Chile - dice throwing, cock fighting, lassoing

Reverse - Text
Right section:
CHILI is the most enterprising of the nations on the west coast of South America. Its inhabitants are mainly of Spanish origin, yet these have mingled so freely with the native Indian stock that a large percentage of the population is mixed. The climate of Chili is a temperate one, mild and balmy, and permits much out-door life. The people are much given to observe all the outer forms of religion, but they are not especially devotional. The established church is Roman Catholic, and the Chileans love the pomp and ceremony of religious festivals, which are of frequent celebration.
The Chileans are expert lasso throwers. Their lassoes or lariats are made of twisted hide to the thickness of the thumb. They are from fifty to sixty feet long. The thrower takes the coil of the lasso in his right hand, spurs his horse, throws with deftness and accuracy, and invariably catches in the noose the game he aims at. Bracing his steed against the advance or retreat of his prey, he is soon enabled to overthrow and conquer it.

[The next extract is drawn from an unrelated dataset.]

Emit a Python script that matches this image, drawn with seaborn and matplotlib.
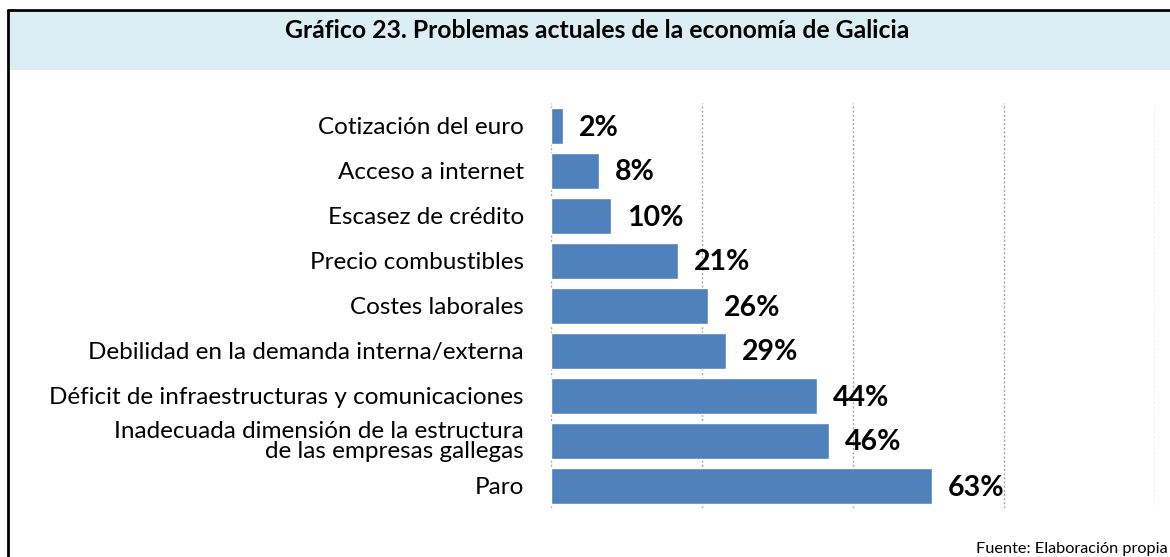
import matplotlib
matplotlib.use("Agg")
import matplotlib.pyplot as plt
import seaborn as sns
import pandas as pd
from matplotlib.patches import Rectangle
from matplotlib.lines import Line2D

# Datos del gráfico
categorias = [
    "Cotización del euro",
    "Acceso a internet",
    "Escasez de crédito",
    "Precio combustibles",
    "Costes laborales",
    "Debilidad en la demanda interna/externa",
    "Déficit de infraestructuras y comunicaciones",
    "Inadecuada dimensión de la estructura\nde las empresas gallegas",
    "Paro",
]
porcentajes = [2, 8, 10, 21, 26, 29, 44, 46, 63]
titulo = "Gráfico 23. Problemas actuales de la economía de Galicia"
fuente = "Fuente: Elaboración propia"

df = pd.DataFrame({"categoria": categorias, "pct": porcentajes})

sns.set_style("white")
plt.rcParams["font.family"] = ["Lato", "DejaVu Sans"]
plt.rcParams["text.color"] = "black"
plt.rcParams["ytick.color"] = "black"

W, H = 1170, 557
fig = plt.figure(figsize=(W / 100, H / 100), dpi=100)

# banda del titulo y marco
fig.add_artist(Rectangle((8 / W, 1 - 70 / H), 1, 59 / H, transform=fig.transFigure,
                         facecolor="#DAEEF3", edgecolor="none", zorder=0))
fig.add_artist(Line2D([7.5 / W, 1], [1 - 9.5 / H] * 2, transform=fig.transFigure,
                      color="black", lw=2))
fig.add_artist(Line2D([7.5 / W] * 2, [0, 1 - 9.5 / H], transform=fig.transFigure,
                      color="black", lw=2))
fig.text(597 / W, 1 - 31 / H, titulo, ha="center", va="center",
         fontsize=17.8, fontweight="bold")
fig.text(1168 / W, 1 - 549 / H, fuente, ha="right", va="center", fontsize=11.7)

ax = fig.add_axes([551 / W, 1 - 508 / H, 604 / W, 405 / H])
sns.barplot(data=df, x="pct", y="categoria", orient="h", color="#4F81BD",
            saturation=1, width=0.8, ax=ax)

ax.set_xlim(0, 100)
ax.set_xticks([0, 25, 50, 75, 100])
ax.set_xticklabels([])
ax.tick_params(axis="both", length=0)
ax.tick_params(axis="y", pad=19.5, labelsize=17.5)
for lbl in ax.get_yticklabels():
    lbl.set_linespacing(0.92)
ax.grid(axis="x", color="#A6A6A6", linestyle=(0, (1.5, 1.5)), lw=1)
ax.set_axisbelow(True)
for s in ax.spines.values():
    s.set_visible(False)
ax.set_xlabel("")
ax.set_ylabel("")

for i, v in enumerate(porcentajes):
    ax.annotate(f"{v}%", (v, i), xytext=(16, -2), textcoords="offset pixels",
                ha="left", va="center", fontsize=20.5, fontweight="bold")

fig.savefig("out.png", dpi=100)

Dice-throwing is universal throughout Chili, and played by nearly all classes. Inveterate gamesters, the street and the prairie become alike the field of their play. Often in public places, you may see an interested gathering surrounding a group of dice-throwers so intent upon their game that they scarcely observe that they are the centre of interest.
Cock-fighting arouses much enthusiasm, and is still another species of Chilean gambling. The animals are highly trained, and the inhumanity of the sport is entirely forgotten in the engrossing interest awakened by these contests.
The Zamacucca is the national dance, and is given with great abandon and grace. It is a rollicking and spirited measure.